Sophie Gregoire Trudeau to open exchange
It’s not every day that the spouse of the prime minister opens the trading day at the Toronto Stock Exchange.
But that’s the scene that will play out Tuesday morning, when Sophie Gregoire Trudeau joins Farah Mohamed, the founder and chief executive at G(irls)20 — an organization that aims to cultivate a new generation of female leadership through targeted investments in education, social entrepreneurship and global experiences — to get the day’s proceedings underway.
Tuesday is the International Day of the Girl; two other organizations, FitSpirit/Fillactive and Plan International Canada will be part of the ceremony.
Mohamed and Gregoire Trudeau are doing more than just ringing the bell on Tuesday. Mohamed will also be there to announce an investing platform, the first time that the organization has reached beyond its two normal ways of fundraising: sponsorship dollars or fundraising efforts.
“It’s a very calculated change. We are very purposeful in the language we are using in terms of seeing girls and women as a resource that you need to invest in,” said Mohamed, who launched the organization in 2009, initially with the help of the Belinda Stronach Foundation. Two years later G(irls)20 became an independent organization.

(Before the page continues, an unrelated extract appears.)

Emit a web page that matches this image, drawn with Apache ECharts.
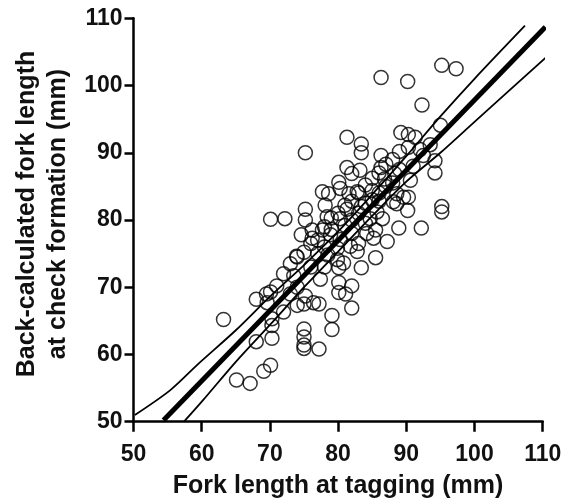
<!DOCTYPE html>
<html>
<head>
<meta charset="utf-8">
<script src="https://cdn.jsdelivr.net/npm/echarts@6/dist/echarts.min.js"></script>
<style>
  html, body { margin: 0; padding: 0; background: #fff; }
  #chart { width: 568px; height: 504px; }
</style>
</head>
<body>
<div id="chart"></div>
<script>
// 坐标轴刻度
const ticks = [50, 60, 70, 80, 90, 100, 110]

// 散点: [标记时叉长, 回推叉长]
const fish = [
  [95.2,103.0],[97.3,102.5],[86.3,101.2],[90.2,100.6],[92.3,97.1],[95.0,94.1],
  [89.2,93.0],[90.3,92.7],[91.3,92.3],[81.3,92.3],[83.4,91.3],[83.4,90.0],[75.2,90.0],
  [90.3,90.8],[92.5,89.6],[94.2,88.8],[94.2,87.0],[86.3,89.6],[86.3,87.8],[81.3,87.8],
  [82.0,86.9],[83.2,87.4],[88.3,86.9],[86.8,86.1],[90.6,85.9],[80.1,85.6],[80.3,84.7],
  [77.7,84.2],[78.6,83.9],[81.6,83.9],[82.8,84.2],[85.0,84.4],[88.6,83.9],[89.6,83.4],
  [90.3,83.4],[88.1,82.7],[78.1,82.2],[88.6,82.4],[95.2,82.0],[95.2,81.2],[90.2,81.4],
  [81.3,81.6],[75.2,81.6],[83.4,82.0],[85.7,81.2],[70.1,80.1],[72.2,80.2],[75.2,80.0],
  [80.3,80.2],[78.4,80.5],[84.7,80.2],[86.5,80.2],[76.2,78.5],[77.7,78.5],[74.6,77.8],
  [76.2,77.3],[85.5,78.5],[84.2,78.0],[88.9,78.8],[92.2,78.8],[87.2,76.8],[85.2,77.3],
  [78.9,77.8],[80.3,77.1],[79.9,75.8],[81.8,76.1],[82.8,75.3],[85.5,74.4],[73.9,74.6],
  [79.9,74.1],[80.8,73.6],[83.4,72.9],[80.1,72.9],[77.4,71.2],[73.5,71.7],[80.1,70.7],
  [80.1,69.2],[82.0,70.2],[81.1,69.0],[82.0,66.9],[76.4,67.7],[77.2,67.5],[74.0,67.3],
  [75.0,67.5],[75.2,68.7],[72.0,66.3],[79.1,65.8],[79.1,63.7],[75.0,63.8],[75.0,62.6],
  [75.0,61.4],[75.0,60.9],[77.2,60.8],[68.0,68.2],[70.1,69.3],[69.6,67.7],[70.3,65.3],
  [70.3,64.3],[70.3,62.4],[68.0,61.9],[63.2,65.2],[70.1,58.4],[69.1,57.5],[65.1,56.2],[67.1,55.7],
  [72,72],[73,73.5],[74,74.5],[75,75.2],[76,76.5],[77,77],[78,79],[79,80.3],[80,81],
  [81,82.2],[82,82.8],[83,84],[84,85.2],[85,86.2],[86,87],[87,88.3],[88,89],[89,90.2],
  [71,70.2],[69.5,69],[76,73],[77,75],[78,76],[79,78.6],[81,79.2],[82,80],[83,81],
  [84,82.5],[85,83],[86,84],[87,85],[88,85.5],[84,79.5],[82,78],[78.5,74.8],[78,73],
  [83,76.5],[86,82.8],[89,87.5],[91,88],[92,90.5],[93.5,91.2],[74,70],[73,69]
]

// 回归线与置信带
const fitLine = [[54.4, 50.2], [110.4, 108.7]]
const upperBand = [[50.2,51.0],[55.4,54.7],[59.5,58.6],[65,63.6],[70,68.6],[75,73.3],[80,78.3],[85,83.8],[90,89.5],[95,95.4],[100,101.0],[107.4,108.9]]
const lowerBand = [[57.4,50.0],[60.2,53.2],[65,58.9],[70,64.4],[75,70.0],[80,75.3],[85,80.6],[90,85.7],[95,90.0],[100,94.6],[110.4,104.1]]

const chart = echarts.init(document.getElementById('chart'))
const font = 'Liberation Sans, Arial, sans-serif'

function axis(name, extra) {
  return Object.assign({
    type: 'value',
    min: ticks[0],
    max: ticks[ticks.length - 1],
    interval: 10,
    name: name,
    nameLocation: 'middle',
    nameTextStyle: { color: '#111', fontSize: 25, fontWeight: 'bold', fontFamily: font },
    axisLine: { show: true, lineStyle: { color: '#000', width: 2.5 } },
    splitLine: { show: false }
  }, extra)
}

var option = {
  animation: false,
  grid: { left: 133.5, right: 25.3, top: 18.3, bottom: 82.3 },
  xAxis: axis('Fork length at tagging (mm)', {
    nameGap: 52,
    axisTick: { show: true, length: 10, lineStyle: { color: '#000', width: 2.5 } },
    axisLabel: { color: '#111', fontSize: 23, fontWeight: 'bold', fontFamily: font, margin: 21 }
  }),
  yAxis: axis('Back-calculated fork length\nat check formation (mm)', {
    nameGap: 57,
    nameRotate: 90,
    nameTextStyle: { color: '#111', fontSize: 25, fontWeight: 'bold', fontFamily: font, lineHeight: 31, padding: [0, 0, 0, 12] },
    axisTick: { show: true, length: 9, lineStyle: { color: '#000', width: 2.5 } },
    axisLabel: { color: '#111', fontSize: 23, fontWeight: 'bold', fontFamily: font, margin: 11 }
  }),
  series: [
    {
      type: 'scatter',
      data: fish,
      symbol: 'circle',
      symbolSize: 14,
      itemStyle: { color: 'rgba(255,255,255,0)', borderColor: '#000', borderWidth: 1.5 },
      z: 2
    },
    {
      type: 'line',
      data: upperBand,
      showSymbol: false,
      smooth: 0.3,
      clip: false,
      lineStyle: { color: '#000', width: 1.8 },
      z: 3
    },
    {
      type: 'line',
      data: lowerBand,
      showSymbol: false,
      smooth: 0.3,
      clip: false,
      lineStyle: { color: '#000', width: 1.8 },
      z: 3
    },
    {
      type: 'line',
      data: fitLine,
      showSymbol: false,
      clip: false,
      lineStyle: { color: '#000', width: 5 },
      z: 4
    }
  ]
}
chart.setOption(option)
</script>
</body>
</html>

The platform will raise charitable donations that will be invested in the G(irls)20 stock.
While the stock won’t trade, the proceeds will be invested by Mohamed and the board “to generate intellectual capital in girls and women through training, coaching and real life opportunities.”
The returns from the G(irls)20 stock investment represent additional resources available to the organization.
Mohamed describes the stock as “a perfect investment vehicle for individuals and corporations,” because it will help train thousands of girls around the world.” G(irls)20 operates four main programs: global summits; bootcamp for brains; girl on boards, and fathers empowering daughters.
“Every program we run has a specific goal, which is to close the gap between education and training and opportunity,” said Mohamed, who came to Canada as a refugee from Uganda when she was two years old. “I am a scholarship kid. Along the way people made investments in me. I believe very much in pay it forward.”